## EXERCISE PROMPT
Return all of the data exactly as written, without the pictures.

## DATA BLOCK
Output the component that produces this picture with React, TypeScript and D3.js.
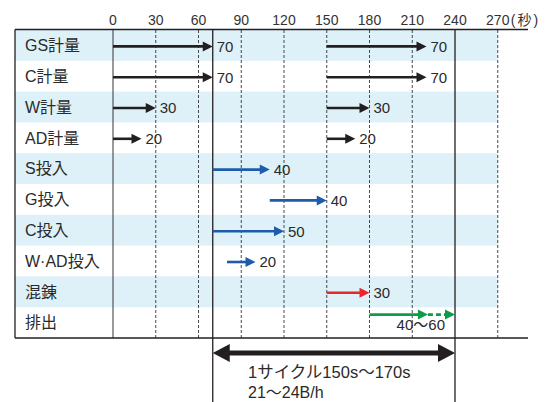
import React from "react";
import * as d3 from "d3";

const rows = ["GS計量", "C計量", "W計量", "AD計量", "S投入", "G投入", "C投入", "W·AD投入", "混錬", "排出"];
const ticks = [0, 30, 60, 90, 120, 150, 180, 210, 240, 270];
const solidLines = [70, 240];
const dashedLines = [30, 60, 90, 120, 150, 180, 210, 270];

// arrow segments
const segRow = ["GS計量", "GS計量", "C計量", "C計量", "W計量", "W計量", "AD計量", "AD計量", "S投入", "G投入", "C投入", "W·AD投入", "混錬", "排出", "排出"];
const segStart = [0, 150, 0, 150, 0, 150, 0, 150, 70, 110, 70, 80, 150, 180, 221];
const segEnd = [70, 220, 70, 220, 30, 180, 20, 170, 110, 150, 120, 100, 180, 221, 240];
const segLabel = ["70", "70", "70", "70", "30", "30", "20", "20", "40", "40", "50", "20", "30", "", ""];
const segKind = ["k", "k", "k", "k", "k", "k", "k", "k", "b", "b", "b", "b", "r", "g", "gd"];

const cycleStart = 70;
const cycleEnd = 240;
const cycleText1 = "1サイクル150s〜170s";
const cycleText2 = "21〜24B/h";
const dischargeLabel = "40〜60";
const dischargeLabelAt = 216;

const colors: Record<string, string> = { k: "#231f20", b: "#1c5ca8", r: "#e8262c", g: "#0c9c4a", gd: "#0c9c4a" };

const FONT = "'Liberation Sans', 'Noto Sans CJK JP', sans-serif";
const TXT = "#2a2a2a";

export default function App() {
  const x = d3.scaleLinear().domain([0, 240]).range([113, 455]);
  const y = d3.scaleBand<string>().domain(rows).range([30, 338]);
  const left = 15;
  const right = 528;
  const bh = y.bandwidth();

  const arrow = (i: number) => {
    const c = colors[segKind[i]];
    const row = segRow[i];
    const yy = y(row)! + bh / 2 + (row === "排出" ? -8 : 1);
    const x0 = x(segStart[i]);
    const x1 = x(segEnd[i]);
    const hl = 10, hw = 5;
    const dashed = segKind[i] === "gd";
    return (
      <g key={i}>
        <line x1={x0} x2={x1 - hl + 1} y1={yy} y2={yy} stroke={c} strokeWidth={2.6}
          strokeDasharray={dashed ? "5,3" : undefined} />
        <path d={`M${x1},${yy}L${x1 - hl},${yy - hw}L${x1 - hl},${yy + hw}Z`} fill={c} />
        {segLabel[i] && (
          <text x={x1 + 4} y={yy} dy="0.36em" fontSize={15} fill={TXT}>{segLabel[i]}</text>
        )}
      </g>
    );
  };

  const cy = 353;
  const cx0 = x(cycleStart), cx1 = x(cycleEnd);
  const chl = 17, chw = 9;

  return (
    <svg width={558} height={402} style={{ position: "absolute", left: 0, top: 0, fontFamily: FONT }}>
      <rect width={558} height={402} fill="#fff" />
      {rows.map((r, i) => i % 2 === 0 ? (
        <rect key={r} x={left} y={y(r)!} width={x(270) - left} height={bh} fill="#def1f9" />
      ) : null)}
      {dashedLines.map(v => (
        <line key={v} x1={x(v)} x2={x(v)} y1={30} y2={338} stroke="#333" strokeWidth={0.9} strokeDasharray="3,2" />
      ))}
      <line x1={x(0)} x2={x(0)} y1={30} y2={338} stroke="#555" strokeWidth={1.2} />
      {solidLines.map(v => (
        <line key={v} x1={x(v)} x2={x(v)} y1={30} y2={402} stroke="#231f20" strokeWidth={1.3} />
      ))}
      <line x1={left} x2={right} y1={29.5} y2={29.5} stroke="#231f20" strokeWidth={1.3} />
      <line x1={left} x2={right} y1={338} y2={338} stroke="#231f20" strokeWidth={1.3} />
      <line x1={left} x2={left} y1={29.5} y2={338} stroke="#231f20" strokeWidth={1.3} />
      {ticks.map(t => (
        <text key={t} x={x(t)} y={20} dy="0.36em" textAnchor="middle" fontSize={14} fill="#333">{t}</text>
      ))}
      <text x={x(270) + 13} y={20} dy="0.36em" fontSize={14} letterSpacing={2} fill="#333">(秒)</text>
      {rows.map(r => (
        <text key={r} x={25} y={y(r)! + bh / 2} dy="0.36em" fontSize={16} fill={TXT}>{r}</text>
      ))}
      {segRow.map((_, i) => arrow(i))}
      <text x={x(dischargeLabelAt)} y={325} dy="0.36em" textAnchor="middle" fontSize={15} fill={TXT}>{dischargeLabel}</text>
      <line x1={cx0 + chl - 1} x2={cx1 - chl + 1} y1={cy} y2={cy} stroke="#231f20" strokeWidth={5} />
      <path d={`M${cx0},${cy}L${cx0 + chl},${cy - chw}L${cx0 + chl},${cy + chw}Z`} fill="#231f20" />
      <path d={`M${cx1},${cy}L${cx1 - chl},${cy - chw}L${cx1 - chl},${cy + chw}Z`} fill="#231f20" />
      <text x={248} y={378} fontSize={16.5} fill={TXT}>{cycleText1}</text>
      <text x={248} y={398} fontSize={16} fill={TXT}>{cycleText2}</text>
    </svg>
  );
}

## TASK RESPONSE
Output the component that produces this picture with React, TypeScript and D3.js.
import React from "react";
import * as d3 from "d3";

const rows = ["GS計量", "C計量", "W計量", "AD計量", "S投入", "G投入", "C投入", "W·AD投入", "混錬", "排出"];
const ticks = [0, 30, 60, 90, 120, 150, 180, 210, 240, 270];
const solidLines = [70, 240];
const dashedLines = [30, 60, 90, 120, 150, 180, 210, 270];

// arrow segments
const segRow = ["GS計量", "GS計量", "C計量", "C計量", "W計量", "W計量", "AD計量", "AD計量", "S投入", "G投入", "C投入", "W·AD投入", "混錬", "排出", "排出"];
const segStart = [0, 150, 0, 150, 0, 150, 0, 150, 70, 110, 70, 80, 150, 180, 221];
const segEnd = [70, 220, 70, 220, 30, 180, 20, 170, 110, 150, 120, 100, 180, 221, 240];
const segLabel = ["70", "70", "70", "70", "30", "30", "20", "20", "40", "40", "50", "20", "30", "", ""];
const segKind = ["k", "k", "k", "k", "k", "k", "k", "k", "b", "b", "b", "b", "r", "g", "gd"];

const cycleStart = 70;
const cycleEnd = 240;
const cycleText1 = "1サイクル150s〜170s";
const cycleText2 = "21〜24B/h";
const dischargeLabel = "40〜60";
const dischargeLabelAt = 216;

const colors: Record<string, string> = { k: "#231f20", b: "#1c5ca8", r: "#e8262c", g: "#0c9c4a", gd: "#0c9c4a" };

const FONT = "'Liberation Sans', 'Noto Sans CJK JP', sans-serif";
const TXT = "#2a2a2a";

export default function App() {
  const x = d3.scaleLinear().domain([0, 240]).range([113, 455]);
  const y = d3.scaleBand<string>().domain(rows).range([30, 338]);
  const left = 15;
  const right = 528;
  const bh = y.bandwidth();

  const arrow = (i: number) => {
    const c = colors[segKind[i]];
    const row = segRow[i];
    const yy = y(row)! + bh / 2 + (row === "排出" ? -8 : 1);
    const x0 = x(segStart[i]);
    const x1 = x(segEnd[i]);
    const hl = 10, hw = 5;
    const dashed = segKind[i] === "gd";
    return (
      <g key={i}>
        <line x1={x0} x2={x1 - hl + 1} y1={yy} y2={yy} stroke={c} strokeWidth={2.6}
          strokeDasharray={dashed ? "5,3" : undefined} />
        <path d={`M${x1},${yy}L${x1 - hl},${yy - hw}L${x1 - hl},${yy + hw}Z`} fill={c} />
        {segLabel[i] && (
          <text x={x1 + 4} y={yy} dy="0.36em" fontSize={15} fill={TXT}>{segLabel[i]}</text>
        )}
      </g>
    );
  };

  const cy = 353;
  const cx0 = x(cycleStart), cx1 = x(cycleEnd);
  const chl = 17, chw = 9;

  return (
    <svg width={558} height={402} style={{ position: "absolute", left: 0, top: 0, fontFamily: FONT }}>
      <rect width={558} height={402} fill="#fff" />
      {rows.map((r, i) => i % 2 === 0 ? (
        <rect key={r} x={left} y={y(r)!} width={x(270) - left} height={bh} fill="#def1f9" />
      ) : null)}
      {dashedLines.map(v => (
        <line key={v} x1={x(v)} x2={x(v)} y1={30} y2={338} stroke="#333" strokeWidth={0.9} strokeDasharray="3,2" />
      ))}
      <line x1={x(0)} x2={x(0)} y1={30} y2={338} stroke="#555" strokeWidth={1.2} />
      {solidLines.map(v => (
        <line key={v} x1={x(v)} x2={x(v)} y1={30} y2={402} stroke="#231f20" strokeWidth={1.3} />
      ))}
      <line x1={left} x2={right} y1={29.5} y2={29.5} stroke="#231f20" strokeWidth={1.3} />
      <line x1={left} x2={right} y1={338} y2={338} stroke="#231f20" strokeWidth={1.3} />
      <line x1={left} x2={left} y1={29.5} y2={338} stroke="#231f20" strokeWidth={1.3} />
      {ticks.map(t => (
        <text key={t} x={x(t)} y={20} dy="0.36em" textAnchor="middle" fontSize={14} fill="#333">{t}</text>
      ))}
      <text x={x(270) + 13} y={20} dy="0.36em" fontSize={14} letterSpacing={2} fill="#333">(秒)</text>
      {rows.map(r => (
        <text key={r} x={25} y={y(r)! + bh / 2} dy="0.36em" fontSize={16} fill={TXT}>{r}</text>
      ))}
      {segRow.map((_, i) => arrow(i))}
      <text x={x(dischargeLabelAt)} y={325} dy="0.36em" textAnchor="middle" fontSize={15} fill={TXT}>{dischargeLabel}</text>
      <line x1={cx0 + chl - 1} x2={cx1 - chl + 1} y1={cy} y2={cy} stroke="#231f20" strokeWidth={5} />
      <path d={`M${cx0},${cy}L${cx0 + chl},${cy - chw}L${cx0 + chl},${cy + chw}Z`} fill="#231f20" />
      <path d={`M${cx1},${cy}L${cx1 - chl},${cy - chw}L${cx1 - chl},${cy + chw}Z`} fill="#231f20" />
      <text x={248} y={378} fontSize={16.5} fill={TXT}>{cycleText1}</text>
      <text x={248} y={398} fontSize={16} fill={TXT}>{cycleText2}</text>
    </svg>
  );
}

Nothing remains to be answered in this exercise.